Ходят по лесу вольные олени. Ходят беспечные: некому тяжелую ношу на них навьючить. И белый, как снег, как молоко свежее, тоже без ноши. Идут они все по тайге, проходят по марям, мимо зарослей вереска, мимо стен багульника, сладко пахнущего, идут туда, где людей нет, мавтов мягких и крепких нет, седел узких, тяжелых.
Дальше с каждым шагом неслышным от чума уходят они. От чума, где недвижные собаки воют, где мертвецы. От чума, над которым уже вьются черные, неуклюжие вороны и рассыпают зловещие звуки: кар-р… кар-р!..
А с оленями невидимая идет Большая смерть. Притаилась на гладких спинах их, меж ветвистыми рогами залегла, в больших зрачках затрепетала.
И, незримая, хранящаяся, тянется она в ту сторону, где жилье живое, где дымок сизый, где голоса и песни.

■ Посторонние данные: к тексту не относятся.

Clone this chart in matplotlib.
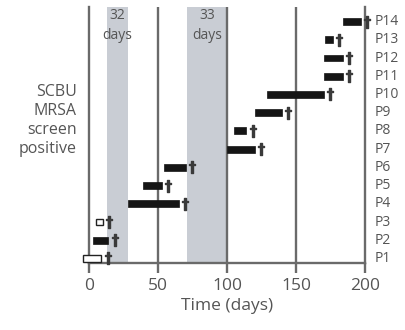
import matplotlib
matplotlib.use("Agg")
import matplotlib.pyplot as plt

# patient timelines (days)
patients = ["P1", "P2", "P3", "P4", "P5", "P6", "P7", "P8", "P9", "P10", "P11", "P12", "P13", "P14"]
start_day = [-4, 3, 5, 28, 39, 54, 100, 105, 120, 129, 170, 170, 171, 184]
end_day = [9, 14, 10, 65, 53, 70, 120, 114, 140, 170, 184, 184, 177, 197]
open_bar = [True, False, True, False, False, False, False, False, False, False, False, False, False, False]

# shaded gaps
band_start = [13, 71]
band_end = [28, 100]
band_labels = ["32\ndays", "33\ndays"]

x_ticks = [0, 50, 100, 150, 200]

plt.rcParams['font.family'] = ['Open Sans', 'DejaVu Sans']
txt_col = "#555555"
line_col = "#6a6a6a"

fig = plt.figure(figsize=(4.05, 3.3), dpi=100)
ax = fig.add_axes([89 / 405, 1 - 263 / 330, 276 / 405, 256 / 330])

# gray bands with labels
for s, e, lab in zip(band_start, band_end, band_labels):
    ax.axvspan(s, e, color="#c9cdd4", lw=0, zorder=0)
    ax.text((s + e) / 2, 14.75, lab, ha="center", va="top", fontsize=10,
            color=txt_col, linespacing=1.45)

# vertical grid lines
for xv in [50, 100, 150]:
    ax.axvline(xv, color=line_col, lw=1.7, zorder=1)

# bars
ypos = list(range(1, len(patients) + 1))
for y, s, e, o in zip(ypos, start_day, end_day, open_bar):
    if o:
        ax.barh(y, e - s, left=s, height=0.38, color="white", edgecolor="#222222", lw=1.0,
                zorder=3, clip_on=False)
    else:
        ax.barh(y, e - s, left=s, height=0.38, color="#151515", edgecolor="#151515", lw=0.5, zorder=3)
    ax.plot(e + 4.5, y, marker=r"$\dagger$", ms=8, color="#3a3a3a", zorder=4, clip_on=False)

# patient labels on the right
for y, p in zip(ypos, patients):
    ax.text(207, y, p, ha="left", va="center", fontsize=10, color=txt_col, clip_on=False)

ax.text(-0.045, 0.555, "SCBU\nMRSA\nscreen\npositive", transform=ax.transAxes, ha="right",
        va="center", fontsize=11.5, color=txt_col, linespacing=1.25)

ax.set_xlim(0, 200)
ax.set_ylim(0.75, 14.8)
ax.set_xticks(x_ticks)
ax.set_xticklabels([str(v) for v in x_ticks], fontsize=12.5, color=txt_col)
ax.set_yticks([])
ax.tick_params(axis="x", direction="out", length=7, width=1.7, color=line_col, pad=4)
ax.set_xlabel("Time (days)", fontsize=12.5, color=txt_col, labelpad=3)

ax.spines["top"].set_visible(False)
for side in ["left", "right", "bottom"]:
    ax.spines[side].set_color(line_col)
    ax.spines[side].set_linewidth(1.7)

fig.savefig("out.png", dpi=100)
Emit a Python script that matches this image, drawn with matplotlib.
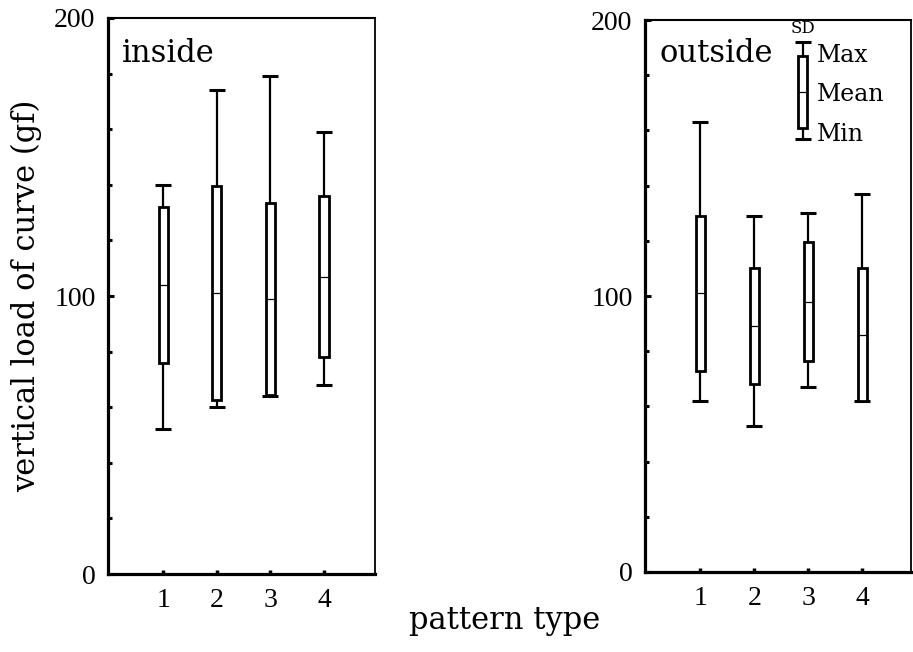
import matplotlib.pyplot as plt

# pattern types
patterns = [1, 2, 3, 4]

# inside curve: mean, SD, max, min (gf)
in_mean = [104, 101, 99, 107]
in_sd = [28, 38.5, 34.5, 29]
in_max = [140, 174, 179, 159]
in_min = [52, 60, 64, 68]

# outside curve
out_mean = [101, 89, 98, 86]
out_sd = [28, 21, 21.5, 24]
out_max = [163, 129, 130, 137]
out_min = [62, 53, 67, 62]

# key glyph in the outside panel
key_x = 2.9
key_mean, key_sd, key_max, key_min = 174, 13, 192, 157

serif = 'DejaVu Serif'
num_font = 'Liberation Serif'
box_w = 0.17


def draw_boxes(ax, xs, means, sds, maxs, mins):
    lo = [m - mn for m, mn in zip(means, mins)]
    hi = [mx - m for m, mx in zip(means, maxs)]
    ax.errorbar(xs, means, yerr=[lo, hi], fmt='none', ecolor='black',
                elinewidth=1.6, capsize=6, capthick=2.2, zorder=2)
    bottoms = [m - s for m, s in zip(means, sds)]
    heights = [2 * s for s in sds]
    ax.bar(xs, heights, bottom=bottoms, width=box_w, facecolor='white',
           edgecolor='black', linewidth=2.0, zorder=3)
    for x, m in zip(xs, means):
        ax.hlines(m, x - box_w / 2, x + box_w / 2, color='black',
                  linewidth=0.9, zorder=4)


def style_axes(ax):
    ax.set_ylim(0, 200)
    ax.set_xticks(patterns)
    ax.set_yticks([0, 100, 200])
    ax.set_yticks(range(0, 201, 20), minor=True)
    ax.tick_params(axis='both', which='both', direction='in', color='black')
    ax.tick_params(axis='y', which='major', length=4, width=2.2, pad=9)
    ax.tick_params(axis='y', which='minor', length=3, width=2.2)
    ax.tick_params(axis='x', which='major', length=3, width=2.5, pad=10)
    ax.tick_params(axis='x', which='minor', bottom=False)
    for lab in ax.get_xticklabels() + ax.get_yticklabels():
        lab.set_fontfamily(num_font)
        lab.set_fontsize(20)
    ax.spines['left'].set_linewidth(2.3)
    ax.spines['bottom'].set_linewidth(2.3)
    ax.spines['top'].set_linewidth(1.5)
    ax.spines['right'].set_linewidth(1.3)


fig = plt.figure(figsize=(9.13, 6.52), dpi=100)
ax1 = fig.add_axes([0.1183, 0.1196, 0.2924, 0.8528])
ax2 = fig.add_axes([0.7065, 0.1227, 0.2913, 0.8466])

draw_boxes(ax1, patterns, in_mean, in_sd, in_max, in_min)
ax1.set_xlim(-0.03, 4.95)
style_axes(ax1)
ax1.text(0.052, 0.937, 'inside', transform=ax1.transAxes, ha='left',
         va='center', fontsize=22, family=serif)

draw_boxes(ax2, patterns, out_mean, out_sd, out_max, out_min)
ax2.set_xlim(-0.02, 4.9)
style_axes(ax2)
ax2.text(0.056, 0.94, 'outside', transform=ax2.transAxes, ha='left',
         va='center', fontsize=22, family=serif)

# key
draw_boxes(ax2, [key_x], [key_mean], [key_sd], [key_max], [key_min])
ax2.text(key_x, 197, 'SD', ha='center', va='center', fontsize=12, family=serif)
ax2.text(key_x + 0.25, 187, 'Max', ha='left', va='center', fontsize=17, family=serif)
ax2.text(key_x + 0.25, 173, 'Mean', ha='left', va='center', fontsize=17, family=serif)
ax2.text(key_x + 0.25, 158.5, 'Min', ha='left', va='center', fontsize=17, family=serif)

fig.text(27 / 913, 1 - 296 / 652, 'vertical load of curve (gf)', rotation=90,
         ha='center', va='center', fontsize=22, family=serif)
fig.text(505 / 913, 1 - 621 / 652, 'pattern type', ha='center', va='center',
         fontsize=22, family=serif)

fig.savefig('out.png', dpi=100)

…От стойбища к стойбищу пришла, повалила всех, сожгла недугом, разогнала других оленей по лесу. И воем осиротелых собак наполнила тайгу. Долгим, стонущим, предсмертным воем…
— Авгара быин?
Полный тревоги крик несется: спрашивает пришедший, здоровы ли, не пробралась ли гостьей нежданная Большая смерть, не притаилась ли она, незримая, властная, лукавая.
— Авгара?..
И затаенным стоном по тем, кто сгорел от нее в бескрайной тайге, исполнен возглас этот.